Arthur Dee


Arthur Dee was a physician and alchemist. He became physician successively to Tsar Michael I of Russia and to King Charles I of England.

Youth

Dee was the eldest son of John Dee by his third wife, Jane, daughter of Bartholomew Fromond of East Cheam, Surrey, and was born at Mortlake on 13 July 1579. He accompanied his father in travels through Germany, Poland, and Bohemia. After his return to England he was placed at Westminster School, on 3 May 1592, under the tuition of Edward Grant and Camden. Anthony Wood was informed that he subsequently studied at Oxford, but he took no degree and it is not known which college he attended.

Medicine

Settling in London with the intention of practising "physic", he exhibited at the door of his house a list of medicines which were said to be certain cures for many diseases. The censors of the College of Physicians summoned him to appear before them, but it is not known what the outcome was. Proceeding to Manchester, Dee married Isabella, daughter of Edward Prestwych, a justice of the peace.
Through the recommendation of James I he was appointed one of the physicians to the Tsar Michael I of Russia. He remained in Russia for about 14 years, principally in Moscow. There he wrote his Fasciculus Chemicus, a collection of writings on alchemy.
Returning to England on the death of his wife in 1637, Dee became physician to King Charles I. On his retirement, Arthur Dee moved to Norwich, where he became a friend of Sir Thomas Browne.
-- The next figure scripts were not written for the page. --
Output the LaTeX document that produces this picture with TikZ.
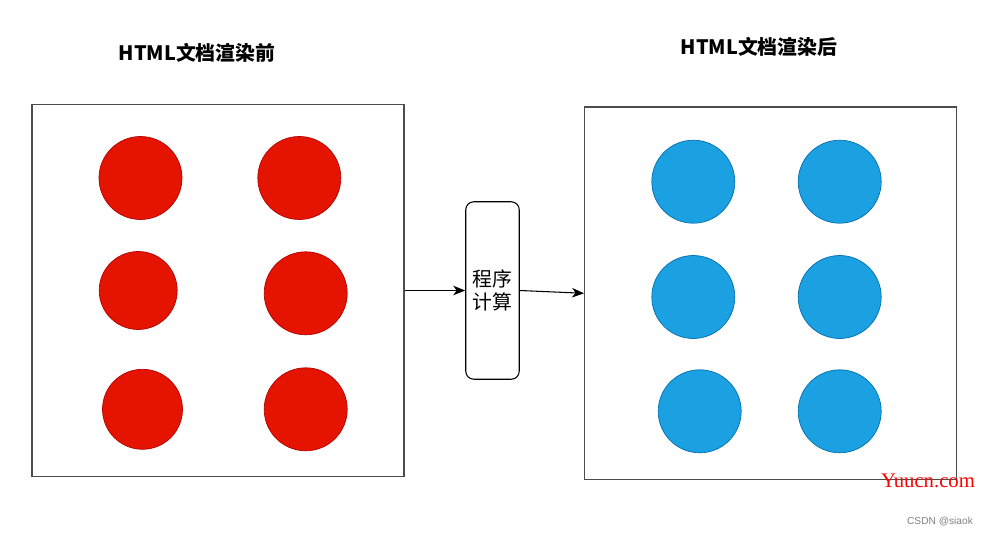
\documentclass[tikz,border=0pt]{standalone}
\usepackage{fontspec}
\newfontfamily\cjk{Noto Sans CJK SC}
\newfontfamily\markserif{Liberation Serif}
\newfontfamily\marksans{Liberation Sans}
\usetikzlibrary{positioning,arrows.meta}

\definecolor{dotred}{HTML}{E51400}
\definecolor{dotredline}{HTML}{B20000}
\definecolor{dotblue}{HTML}{1BA1E2}
\definecolor{dotblueline}{HTML}{006EAF}

\begin{document}
\begin{tikzpicture}[x=0.02cm, y=-0.02cm]
    \tikzset{
        panel/.style={draw=black!70, line width=0.8pt, inner sep=0pt,
            minimum width=7.44cm, minimum height=7.45cm},
        reddot/.style={circle, fill=dotred, draw=dotredline, line width=0.4pt,
            inner sep=0pt, minimum size=1.66cm},
        bluedot/.style={circle, fill=dotblue, draw=dotblueline, line width=0.4pt,
            inner sep=0pt, minimum size=1.66cm},
        titlestyle/.style={font=\cjk\bfseries\fontsize{11.3}{13}\selectfont},
        calcbox/.style={draw=black, line width=0.6pt, rounded corners=0.16cm,
            minimum width=1.07cm, minimum height=3.55cm, inner sep=0pt, align=center,
            font=\cjk\fontsize{11.3}{13.3}\selectfont},
        flow/.style={-{Stealth[length=0.24cm, width=0.19cm, inset=0.07cm]}, line width=0.6pt}
    }
    \useasboundingbox (0,0) rectangle (989,536);

    \node[titlestyle] (tbefore) at (197,53) {HTML文档渲染前};
    \node[titlestyle] (tafter) at (759,47) {HTML文档渲染后};

    \node[panel] (before) at (218,290.5) {};
    \node[reddot] (r1) at (140.5,178) {};
    \node[reddot] (r2) at (299.3,178) {};
    \node[reddot, minimum size=1.56cm] (r3) at (138.2,290.5) {};
    \node[reddot] (r4) at (305.7,293.3) {};
    \node[reddot, minimum size=1.6cm] (r5) at (142.5,409.3) {};
    \node[reddot] (r6) at (305.7,409.3) {};

    \node[calcbox] (calc) at (492.5,290.5) {程序\\计算};

    \node[panel] (after) at (770.7,293.3) {};
    \node[bluedot] (b1) at (693.3,181.7) {};
    \node[bluedot] (b2) at (839.7,181.7) {};
    \node[bluedot] (b3) at (693.3,297) {};
    \node[bluedot] (b4) at (839.7,297) {};
    \node[bluedot] (b5) at (699.7,411.3) {};
    \node[bluedot] (b6) at (839.7,411.3) {};

    \draw[flow] (before.east) -- (calc.west);
    \draw[flow] (calc.east) -- (after.west);

    \node[red, font=\markserif\fontsize{11.8}{13}\selectfont] (mark) at (928,481) {Yuucn.com};
    \node[gray, font=\marksans\fontsize{5.8}{7}\selectfont] (csdn) at (940,522) {CSDN @siaok};
\end{tikzpicture}
\end{document}
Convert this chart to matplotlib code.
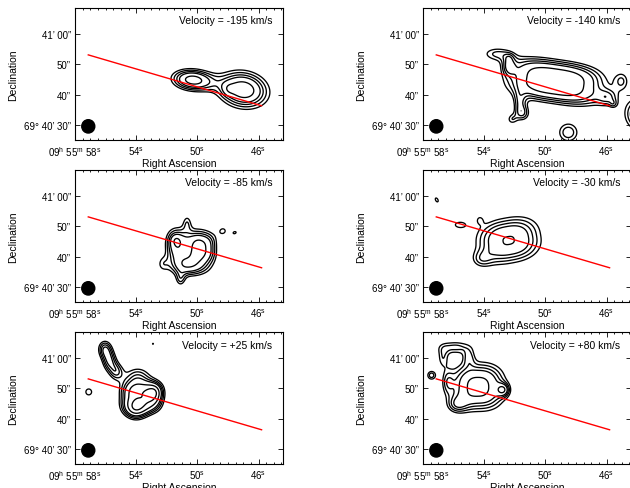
import numpy as np
import matplotlib.pyplot as plt
from matplotlib.patches import Ellipse
from matplotlib.ticker import MultipleLocator, FixedLocator

plt.rcParams['font.family'] = ['Liberation Sans', 'DejaVu Sans']
plt.rcParams['mathtext.fontset'] = 'custom'
plt.rcParams['mathtext.rm'] = 'Liberation Sans'

# velocity channels, in panel order (left-right, top-bottom)
velocities = ['-195', '-140', '-85', '-30', '+25', '+80']

# emission components:
# (RA s, Dec arcsec past 69d40m, size_x arcsec, size_y arcsec, peak, angle deg, profile power)
comp_m195 = [(50.3, 44.8, 5.0, 2.5, 9.0, -5, 2), (47.0, 41.6, 6.0, 4.2, 9.6, -10, 2),
             (48.0, 41.8, 1.5, 1.5, 1.5, 0, 2)]
comp_m140 = [(49.35, 44.3, 13.0, 5.5, 9.9, -8, 3),
             (52.4, 49.5, 1.6, 2.2, 3.8, 0, 2), (53.2, 53.5, 4.0, 1.8, 3.8, 0, 2),
             (52.35, 52.3, 1.2, 1.0, 1.0, 0, 2),
             (51.7, 37.5, 1.6, 2.5, 3.6, 0, 2), (51.5, 33.8, 2.0, 2.0, 4.6, 0, 2),
             (52.2, 31.8, 1.4, 1.4, 3.3, 0, 2),
             (43.5, 33.5, 4.5, 4.0, 9.0, 0, 2), (45.9, 39.0, 2.5, 2.0, 3.5, 0, 2),
             (45.55, 36.9, 1.0, 1.0, 2.0, 0, 2), (45.0, 44.5, 2.0, 2.5, 3.6, 0, 2),
             (48.5, 27.5, 3.0, 2.8, 4.8, 0, 2)]
comp_m85 = [(50.4, 42.0, 6.5, 6.0, 6.5, 0, 3), (51.5, 44.5, 2.2, 3.5, 3.0, 0, 2),
            (51.4, 45.5, 1.2, 1.2, 1.0, 0, 2), (49.6, 43.0, 3.5, 3.5, 2.8, 0, 3),
            (50.6, 36.5, 4.0, 2.2, 3.5, 0, 2), (50.67, 51.5, 1.2, 2.0, 3.0, 0, 2),
            (51.1, 32.3, 1.3, 1.8, 3.4, 0, 2), (52.3, 37.5, 1.5, 2.0, 2.5, 0, 2),
            (48.3, 48.5, 1.6, 1.5, 3.0, 0, 2), (47.55, 47.9, 0.9, 0.6, 3.3, 20, 2)]
comp_m30 = [(52.4, 45.3, 8.4, 5.7, 8.1, 10, 2.5), (55.6, 50.5, 2.5, 1.3, 3.4, 0, 2),
            (54.3, 52.3, 1.2, 1.3, 2.2, 0, 2), (54.2, 39.0, 2.5, 2.0, 2.5, 0, 2),
            (57.1, 58.7, 0.8, 1.4, 3.4, 30, 2)]
comp_p25 = [(53.7, 47.0, 5.5, 4.2, 9.5, 0, 3), (53.9, 54.0, 3.5, 2.5, 4.5, 0, 2),
            (52.7, 48.5, 2.0, 2.5, 4.0, 0, 2), (54.0, 42.0, 2.8, 2.2, 4.5, 0, 2),
            (56.05, 63.0, 1.8, 2.2, 5.5, 0, 2), (55.75, 59.0, 1.8, 2.5, 5.5, 0, 2),
            (55.3, 55.5, 1.8, 2.2, 4.5, 0, 2), (57.1, 48.8, 1.6, 1.6, 3.6, 0, 2),
            (52.9, 64.7, 0.35, 0.35, 3.3, 0, 2)]
comp_p80 = [(54.4, 50.5, 7.0, 6.0, 8.8, 0, 2.5), (52.75, 49.5, 1.5, 1.5, 5.0, 0, 2),
            (57.45, 54.3, 1.3, 1.3, 4.5, 0, 2), (56.4, 52.0, 1.5, 3.0, 3.0, 0, 2),
            (55.9, 63.6, 4.5, 1.7, 4.2, 0, 2), (56.7, 60.0, 1.5, 2.5, 3.4, 0, 2),
            (55.0, 60.3, 1.5, 2.0, 3.0, 0, 2), (55.8, 44.5, 2.5, 2.0, 3.5, 0, 2)]
components = [comp_m195, comp_m140, comp_m85, comp_m30, comp_p25, comp_p80]
levels = [3, 4, 5, 6, 8, 10]

# position-velocity cut and beam
cut_ra = [57.13, 45.8]
cut_dec = [53.1, 36.3]
beam = (57.13, 29.5, 0.85, 4.4)

xticks = [58, 54, 50, 46]
xticklabels = [r'09$^{\rm h}$ 55$^{\rm m}$ 58$^{\rm s}$', r'54$^{\rm s}$', r'50$^{\rm s}$', r'46$^{\rm s}$']
yticks = [30, 40, 50, 60]
yticklabels = ['69° 40’ 30”', '40”', '50”', '41’ 00”']

ARCSEC_PER_S = 5.21

ra = np.linspace(58.5, 44.0, 450)
dec = np.linspace(24, 70, 450)
RA, DEC = np.meshgrid(ra, dec)

fig = plt.figure(figsize=(6.3, 4.89), dpi=100)
col_x = [0.119, 0.6714]
row_y = [0.7117, 0.3804, 0.0491]
w, h = 0.3302, 0.270

for i, vel in enumerate(velocities):
    ax = fig.add_axes([col_x[i % 2], row_y[i // 2], w, h])
    field = np.zeros_like(RA)
    for (r0, d0, sx, sy, amp, ang, p) in components[i]:
        dx = (r0 - RA) * ARCSEC_PER_S
        dy = DEC - d0
        t = np.radians(ang)
        u = dx * np.cos(t) + dy * np.sin(t)
        v = -dx * np.sin(t) + dy * np.cos(t)
        field += amp * np.exp(-0.5 * (np.abs(u / sx) ** p + np.abs(v / sy) ** p))
    ax.contour(RA, DEC, field, levels=levels, colors='black', linewidths=0.95)
    ax.plot(cut_ra, cut_dec, color='red', lw=1.0)
    ax.add_patch(Ellipse((beam[0], beam[1]), beam[2], beam[3], color='black'))

    ax.set_xlim(58, 44.4)
    ax.set_ylim(25, 68.6)
    ax.xaxis.set_major_locator(FixedLocator(xticks))
    ax.set_xticklabels(xticklabels)
    ax.xaxis.set_minor_locator(MultipleLocator(0.5))
    ax.yaxis.set_major_locator(FixedLocator(yticks))
    ax.set_yticklabels(yticklabels)
    ax.tick_params(which='both', direction='in', top=True, right=True, labelsize=7, width=0.6)
    ax.tick_params(which='major', length=3.5, pad=3)
    ax.tick_params(which='minor', length=1.5)
    for s in ax.spines.values():
        s.set_linewidth(0.8)
    ax.set_xlabel('Right Ascension', fontsize=7.5, labelpad=0)
    ax.set_ylabel('Declination', fontsize=7.5, labelpad=4)
    ax.text(0.95, 0.905, 'Velocity = %s km/s' % vel, transform=ax.transAxes,
            ha='right', va='center', fontsize=7.5)

fig.savefig('out.png', dpi=100)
His relationship to Browne has been little explored, only one literary critic speculating on this relationship:

Manuscripts

Arthur Dee died in September or October 1651 and was buried in St George's Church, Tombland, Norwich. He had seven sons and six daughters.
On his death, the bulk of his alchemical manuscripts and books was bequeathed to Sir Thomas Browne.
In the early 20th century Rasputin stole a number of Arthur Dee's translations of his father's writings into Russian. They were later reclaimed by the Romanov family and returned to the Imperial Library in Moscow.